Читаем Household Gods полностью

His frown, right now, said he understood perfectly well that that yes didn’t mean, Yes, let’s do it. “You’ve been funny lately,” he said.

Nicole laughed. Once she’d started, she found she couldn’t stop. Part of it was the wine. Part was the sheer magnitude of Calidius’ understatement, and how little he knew, or could know, how great it was.

He waited with commendable patience for her laughter to run down. When at last it did, he said, “I didn’t think I was that funny.” His tone might have been wry, or it might have been bewildered. With a shrug that matched it, he turned away from her and headed across the street toward his own shop.

She watched him go. She didn’t know what she was feeling. Regret. Relief. A little guilt – and that made her angry, because she’d wished herself into this place to get away from just this kind of emotional bullying. She hadn’t wanted him. Why should she feel as if she’d done something wrong?

She turned abruptly, pivoting on her heel, and stalked into the tavern.

It was empty except for Julia, but, from the looks of the cups and bowls that the freedwoman was scrubbing, business had been brisk just a little earlier. Bread was baking, fresh and fragrant. The aroma of garlic and herbs wafted from the pot over the hearth. Julia had made one of her pot-dishes for the evening trade.

Julia didn’t seem to notice anything odd in Nicole’s face or gait. She was grinning, in fact, and clapping her hands. Nicole wondered dourly what Julia had been up to while she was away.

“Well?” the freedwoman pressed when Nicole didn’t say anything. “Did you have a good time at the beast show?”

Watching animals fighting and killing one another, watching the lionesses pull down and feed on the condemned criminal – no, Nicole had not enjoyed the show. But that wasn’t quite what Julia had asked.

In Indiana and later in California, Nicole had gone to plenty of lousy movies and still come home happy. She didn’t know that happy was the word she’d have used of herself at the moment, and yet… “Do you know,” she said, surprised and not altogether displeased, “after all, I think I did.”

11

Sextus Longinius lulus came into the tavern one day not long after the beast show. He waited politely while Nicole took her latest batch of bread out of the oven. She nodded to him, not particularly surprised. He wasn’t what she would call a regular, but he came in now and then, bought a cup of the middle-grade wine, and drank it slowly as if he actually savored the stuff. Sometimes she thought he came as much for the excuse to get out of the house as for the wine.

Today, however, he seemed oddly tense.

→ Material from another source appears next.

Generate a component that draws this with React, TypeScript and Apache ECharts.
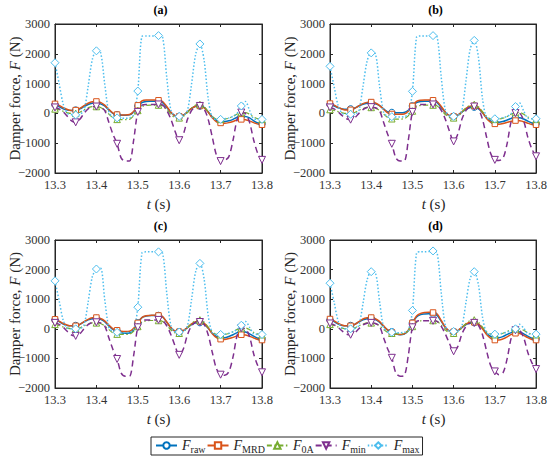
import React, { useEffect, useRef } from "react";
import * as echarts from "echarts";

// time samples (s)
const T = [
  13.30, 13.31, 13.32, 13.33, 13.34, 13.35, 13.36, 13.37, 13.38, 13.39,
  13.40, 13.41, 13.42, 13.43, 13.44, 13.45, 13.46, 13.47, 13.48, 13.49,
  13.50, 13.51, 13.52, 13.53, 13.54, 13.55, 13.56, 13.57, 13.58, 13.59,
  13.60, 13.61, 13.62, 13.63, 13.64, 13.65, 13.66, 13.67, 13.68, 13.69,
  13.70, 13.71, 13.72, 13.73, 13.74, 13.75, 13.76, 13.77, 13.78, 13.79,
  13.80,
];

const PANEL_TITLES = ["(a)", "(b)", "(c)", "(d)"];
const SERIES_NAMES = ["F_raw", "F_MRD", "F_0A", "F_min", "F_max"];
const X_TICKS = [13.3, 13.4, 13.5, 13.6, 13.7, 13.8];
const Y_TICKS = [-2000, -1000, 0, 1000, 2000, 3000];

// ---- panel (a)
const RAW_A = [290, 230, 150, 110, 100, 110, 150, 230, 300, 340, 350, 320, 250, 120, 0, -50, -60, -60, -50, 50, 250, 360, 400, 410, 410, 400, 360, 200, 30, -80, -100, -60, 50, 170, 240, 250, 200, 50, -120, -230, -270, -270, -250, -200, -130, -100, -100, -150, -250, -320, -350];
const MRD_A = [320, 270, 190, 130, 100, 110, 170, 260, 340, 390, 400, 370, 280, 140, 10, -40, -50, -50, -40, 60, 270, 420, 450, 450, 450, 440, 400, 230, 40, -80, -100, -60, 50, 170, 240, 250, 190, 40, -150, -280, -320, -330, -310, -270, -220, -200, -210, -250, -310, -360, -380];
const F0A_A = [150, 120, 70, 20, 0, 0, 40, 120, 190, 230, 230, 200, 120, -20, -150, -200, -210, -210, -200, -80, 100, 230, 270, 280, 280, 280, 250, 120, -40, -140, -150, -100, 30, 180, 280, 300, 230, 60, -100, -190, -200, -190, -160, -100, -20, 30, 30, -30, -120, -180, -200];
const MIN_A = [200, 150, 50, -100, -250, -300, -200, 0, 150, 220, 230, 200, 100, -300, -700, -1020, -1500, -1600, -1600, -900, 50, 280, 300, 300, 300, 300, 280, 100, -200, -600, -900, -700, -200, 100, 230, 250, 150, -200, -800, -1400, -1600, -1580, -1450, -900, -200, 30, 0, -300, -900, -1350, -1560];
const MAX_A = [1700, 1000, 300, 0, -40, -50, -30, 100, 900, 1800, 2100, 2050, 1000, 50, -130, -150, -160, -160, -150, -50, 750, 2580, 2600, 2600, 2600, 2610, 2550, 1200, 100, -80, -100, -80, 100, 1000, 2000, 2330, 1800, 500, -150, -200, -200, -180, -150, -100, 0, 250, 400, 100, -180, -200, -200];

// ---- panel (b)
const RAW_B = [300, 250, 190, 150, 140, 150, 180, 250, 310, 340, 350, 320, 260, 150, 50, 30, 20, 20, 30, 100, 250, 360, 400, 410, 410, 400, 360, 200, 30, -80, -100, -60, 40, 140, 200, 210, 160, 20, -150, -260, -300, -300, -270, -220, -170, -150, -150, -190, -260, -320, -350];
const MRD_B = [330, 280, 200, 140, 110, 120, 170, 250, 330, 370, 380, 350, 270, 140, 20, -20, -30, -30, -20, 70, 250, 400, 440, 450, 450, 440, 400, 230, 40, -80, -100, -60, 50, 170, 240, 250, 190, 30, -170, -300, -350, -360, -340, -300, -260, -240, -250, -280, -330, -370, -380];
const F0A_B = [130, 100, 60, 20, 0, 0, 30, 100, 160, 200, 200, 180, 100, -20, -140, -180, -190, -190, -180, -80, 80, 220, 270, 280, 280, 280, 250, 120, -40, -140, -150, -100, 30, 180, 280, 300, 230, 60, -100, -190, -200, -190, -160, -100, -20, 30, 30, -30, -120, -180, -200];
const MIN_B = [200, 150, 50, -80, -180, -210, -150, 0, 130, 200, 210, 190, 100, -300, -700, -1020, -1500, -1600, -1600, -900, 50, 270, 300, 300, 300, 300, 280, 100, -200, -600, -940, -700, -200, 100, 220, 230, 150, -200, -800, -1350, -1560, -1580, -1500, -1000, -250, 10, 0, -250, -800, -1200, -1440];
const MAX_B = [1580, 900, 250, 0, -30, -30, -20, 100, 900, 1750, 2030, 2000, 950, 50, -100, -110, -120, -120, -110, -30, 740, 2560, 2600, 2600, 2600, 2610, 2560, 1200, 100, -80, -100, -80, 100, 1100, 2150, 2450, 1900, 500, -150, -180, -180, -170, -140, -100, 0, 230, 350, 80, -160, -180, -180];

// ---- panel (c)
const RAW_C = [300, 240, 160, 110, 100, 110, 150, 230, 300, 340, 350, 320, 240, 100, -20, -80, -130, -150, -140, -40, 200, 380, 430, 450, 450, 450, 400, 220, 30, -80, -100, -60, 40, 140, 200, 210, 160, 20, -150, -260, -300, -300, -260, -200, -130, -100, -110, -170, -250, -320, -350];
const MRD_C = [320, 260, 180, 120, 100, 100, 150, 240, 320, 370, 380, 350, 270, 130, 0, -50, -80, -90, -80, 20, 200, 380, 440, 450, 460, 450, 410, 230, 40, -80, -100, -60, 50, 170, 240, 250, 190, 30, -170, -300, -350, -360, -330, -290, -240, -200, -210, -250, -310, -360, -380];
const F0A_C = [150, 110, 60, 20, 0, 0, 30, 100, 160, 200, 200, 180, 100, -20, -140, -180, -190, -190, -180, -80, 80, 220, 270, 280, 280, 280, 250, 120, -40, -140, -150, -100, 30, 180, 280, 300, 230, 60, -100, -190, -200, -190, -160, -100, -20, 30, 30, -30, -120, -180, -200];
const MIN_C = [200, 150, 50, -90, -210, -240, -170, 0, 140, 210, 220, 200, 100, -300, -700, -1020, -1500, -1600, -1600, -900, 50, 280, 300, 300, 300, 300, 280, 100, -200, -580, -880, -680, -200, 100, 220, 230, 150, -200, -800, -1350, -1550, -1570, -1450, -950, -220, 20, 0, -270, -850, -1250, -1470];
const MAX_C = [1620, 950, 280, 20, 0, 0, 10, 120, 900, 1750, 2020, 2050, 1000, 50, -100, -120, -130, -130, -120, -40, 730, 2560, 2600, 2600, 2600, 2600, 2550, 1200, 100, -90, -110, -90, 100, 1000, 1950, 2210, 1700, 450, -150, -190, -190, -180, -150, -100, -20, 120, 250, 50, -170, -190, -190];

// ---- panel (d)
const RAW_D = [300, 240, 160, 110, 100, 110, 150, 230, 300, 340, 350, 310, 220, 80, -40, -100, -170, -200, -180, -60, 200, 400, 480, 500, 510, 500, 450, 250, 40, -80, -100, -60, 40, 140, 200, 210, 160, 20, -150, -260, -300, -300, -260, -190, -130, -100, -110, -170, -250, -320, -350];
const MRD_D = [330, 270, 180, 120, 100, 100, 150, 240, 330, 370, 380, 340, 250, 100, -50, -120, -180, -190, -170, -50, 200, 430, 520, 550, 560, 550, 500, 280, 50, -80, -100, -60, 50, 160, 220, 220, 160, 0, -190, -320, -380, -380, -340, -270, -190, -150, -160, -220, -300, -360, -380];
const F0A_D = [150, 110, 60, 20, 0, 0, 30, 100, 160, 200, 200, 180, 100, -20, -120, -150, -170, -170, -160, -70, 80, 220, 270, 280, 280, 280, 250, 120, -40, -140, -150, -100, 30, 180, 280, 300, 230, 60, -100, -180, -200, -190, -150, -90, -30, 0, 0, -50, -130, -180, -200];
const MIN_D = [180, 130, 40, -80, -180, -200, -140, 0, 130, 190, 200, 180, 90, -300, -680, -980, -1500, -1600, -1580, -900, 50, 250, 270, 270, 270, 270, 250, 80, -180, -500, -760, -600, -180, 80, 190, 200, 120, -200, -750, -1250, -1440, -1550, -1480, -1000, -300, -50, -60, -300, -800, -1150, -1360];
const MAX_D = [1540, 900, 250, 20, 0, 0, 10, 120, 850, 1650, 1930, 1900, 950, 50, -100, -120, -130, -130, -120, -50, 620, 2560, 2600, 2600, 2610, 2630, 2560, 1200, 100, -70, -90, -70, 100, 900, 1700, 1930, 1500, 400, -140, -180, -180, -170, -150, -110, -60, 0, 150, 20, -160, -180, -180];

const PANEL_DATA = [
  [RAW_A, MRD_A, F0A_A, MIN_A, MAX_A],
  [RAW_B, MRD_B, F0A_B, MIN_B, MAX_B],
  [RAW_C, MRD_C, F0A_C, MIN_C, MAX_C],
  [RAW_D, MRD_D, F0A_D, MIN_D, MAX_D],
];

// ---- layout & styles
const FONT = "Liberation Serif";
const INK = "#262626";
const GRID_POS = [
  { left: 55, top: 24, width: 207, height: 149 },
  { left: 330, top: 24, width: 207, height: 149 },
  { left: 55, top: 240, width: 207, height: 148 },
  { left: 330, top: 240, width: 207, height: 148 },
];
const STYLES = [
  { color: "#0072BD", symbol: "circle", size: 6.5, rotate: 0, width: 1.5, type: "solid" as any },
  { color: "#D95319", symbol: "rect", size: 5.5, rotate: 0, width: 1.5, type: "solid" as any },
  { color: "#77AC30", symbol: "triangle", size: 6.5, rotate: 0, width: 1.2, type: [5, 2.5, 1.5, 2.5] as any },
  { color: "#7E2F8E", symbol: "triangle", size: 7, rotate: 180, width: 1.5, type: [6, 4] as any },
  { color: "#4DBEEE", symbol: "diamond", size: 8, rotate: 0, width: 1.5, type: [1.5, 2] as any },
];

function fmtY(v: number) {
  return v < 0 ? "\u2212" + Math.abs(v) : String(v);
}

function buildOption() {
  const grid: any[] = [];
  const xAxis: any[] = [];
  const yAxis: any[] = [];
  const series: any[] = [];
  const graphic: any[] = [];

  GRID_POS.forEach((g, i) => {
    grid.push({ ...g, show: true, borderColor: INK, borderWidth: 1, backgroundColor: "transparent" });
    const xBase = {
      type: "value",
      gridIndex: i,
      min: X_TICKS[0],
      max: X_TICKS[X_TICKS.length - 1],
      interval: 0.1,
      splitLine: { show: false },
      axisLine: { show: true, onZero: false, lineStyle: { color: INK, width: 1 } },
      axisTick: { show: true, inside: true, length: 3, lineStyle: { color: INK } },
    };
    xAxis.push({
      ...xBase,
      position: "bottom",
      axisLabel: { color: "#333", fontFamily: FONT, fontSize: 12.5, margin: 5, formatter: (v: number) => v.toFixed(1) },
    });
    xAxis.push({ ...xBase, position: "top", axisLabel: { show: false } });
    const yBase = {
      type: "value",
      gridIndex: i,
      min: Y_TICKS[0],
      max: Y_TICKS[Y_TICKS.length - 1],
      interval: 1000,
      splitLine: { show: false },
      axisLine: { show: true, onZero: false, lineStyle: { color: INK, width: 1 } },
      axisTick: { show: true, inside: true, length: 3, lineStyle: { color: INK } },
    };
    yAxis.push({
      ...yBase,
      position: "left",
      axisLabel: { color: "#333", fontFamily: FONT, fontSize: 12.5, margin: 5, formatter: fmtY },
    });
    yAxis.push({ ...yBase, position: "right", axisLabel: { show: false } });

    PANEL_DATA[i].forEach((vals, s) => {
      const st = STYLES[s];
      series.push({
        name: SERIES_NAMES[s],
        type: "line",
        xAxisIndex: i * 2,
        yAxisIndex: i * 2,
        smooth: 0.3,
        symbol: st.symbol,
        symbolSize: st.size,
        symbolRotate: st.rotate,
        showSymbol: true,
        color: st.color,
        lineStyle: { color: st.color, width: st.width, type: st.type },
        itemStyle: { color: "#fff", borderColor: st.color, borderWidth: 1 },
        emphasis: { disabled: true },
        data: T.map((t, k) => (k % 5 === 0 ? [t, vals[k]] : { value: [t, vals[k]], symbol: "none" })),
      });
    });

    const cx = g.left + g.width / 2 + 2;
    graphic.push({
      type: "text",
      x: cx,
      y: g.top - 14,
      style: { text: PANEL_TITLES[i], fontFamily: FONT, fontSize: 12, fontWeight: "bold", fill: "#000", textAlign: "center", textVerticalAlign: "middle" },
    });
    graphic.push({
      type: "text",
      x: g.left + g.width / 2,
      y: g.top + g.height + 31,
      style: {
        text: "{i|t} (s)",
        fill: INK,
        textAlign: "center",
        textVerticalAlign: "middle",
        rich: {
          i: { fontFamily: FONT, fontSize: 15, fontStyle: "italic", fill: INK },
        },
        fontFamily: FONT,
        fontSize: 15,
      },
    });
    graphic.push({
      type: "text",
      x: g.left - 40,
      y: g.top + g.height / 2,
      rotation: Math.PI / 2,
      style: {
        text: "Damper force, {i|F} (N)",
        fill: INK,
        textAlign: "center",
        textVerticalAlign: "middle",
        rich: {
          i: { fontFamily: FONT, fontSize: 15, fontStyle: "italic", fill: INK },
        },
        fontFamily: FONT,
        fontSize: 15,
      },
    });
  });

  return {
    animation: false,
    backgroundColor: "#fff",
    grid,
    xAxis,
    yAxis,
    series,
    graphic,
    legend: {
      data: SERIES_NAMES,
      left: 151,
      top: 437,
      orient: "horizontal",
      itemWidth: 21,
      itemHeight: 8,
      itemGap: 1,
      padding: [1, 3, 1, 4],
      borderColor: INK,
      borderWidth: 1,
      backgroundColor: "#fff",
      selectedMode: false,
      formatter: (name: string) => "{i|F}{s|" + name.split("_")[1] + "}",
      textStyle: {
        fontFamily: FONT,
        color: INK,
        rich: {
          i: { fontFamily: FONT, fontSize: 14, fontStyle: "italic", color: INK, lineHeight: 15, verticalAlign: "top" },
          s: { fontFamily: FONT, fontSize: 10, color: INK, lineHeight: 10, padding: [6, 0, 0, 0], verticalAlign: "top" },
        },
      },
    },
  };
}

export default function App() {
  const ref = useRef<HTMLDivElement>(null);
  useEffect(() => {
    if (!ref.current) return;
    const chart = echarts.init(ref.current, undefined, { renderer: "svg" });
    chart.setOption(buildOption() as any);
    return () => chart.dispose();
  }, []);
  return <div ref={ref} style={{ position: "fixed", left: 0, top: 0, width: 550, height: 460 }} />;
}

He set a shiny brass sestertius in front of her and said, “Let me have a cup of Falernian, Umma. I’m going to be here for a while. Might as well start off with the best. I’ll go back to the cheap stuff later, when I’ve stopped caring what it tastes like.”

Nicole lifted her brows as she drew him a cup of Falernian. She’d never heard him sound so determined about anything.

It dawned on her slowly. Too slowly, if she wanted to be honest about it. She thrust a finger at him. “Don’t tell me. Fabia Ursa’s in labor.”

“She is that,” Longinius lulus said. “Chased me out of the house, too. ‘No place for a man,’ she said – you know how women do. ‘None of your business. Go get the midwife, go get my sister, go get my friends, and go away.’ I knew I’d end up here, and you’re right next door anyway, so I saved you for last.”

Frank had been at the hospital with Nicole when Kimberley and Justin were born. She’d been glad to have him there, holding her hand and coaching her through labor and birth. She hadn’t known he’d fall for a blond bimbo before his son took his first step.

Carnuntum had no hospitals, as far as she could tell. Babies were born at home. And fathers were not welcome in what was obviously women’s work. Female friends and relatives of the mother joined her instead to celebrate the new life. Nicole rather liked that, even if it left the father out of his own child’s first hours. Being there at his children’s births hadn’t kept Frank from running off with the first big-busted babe who came along.

Another sestertius clanked down on the bar, startling Nicole back into the here-and-now. “More of the same,” Longinius lulus said. “Then you’d better go on over. Julia can get me the rest of the way drunk.”

Nicole nodded. “All right. But why -?” she stopped. Why wasn’t that hard, not when she let her brain run for once ahead of her mouth. Fabia Ursa had had two babies already, and lost them both. Her husband wouldn’t have been worth much if he weren’t worried.

Nicole thrust the coin back toward him. “This one’s on me, “ she said firmly. “Everything will be all right. You’ll have yourself a fine daughter or son to be proud of.”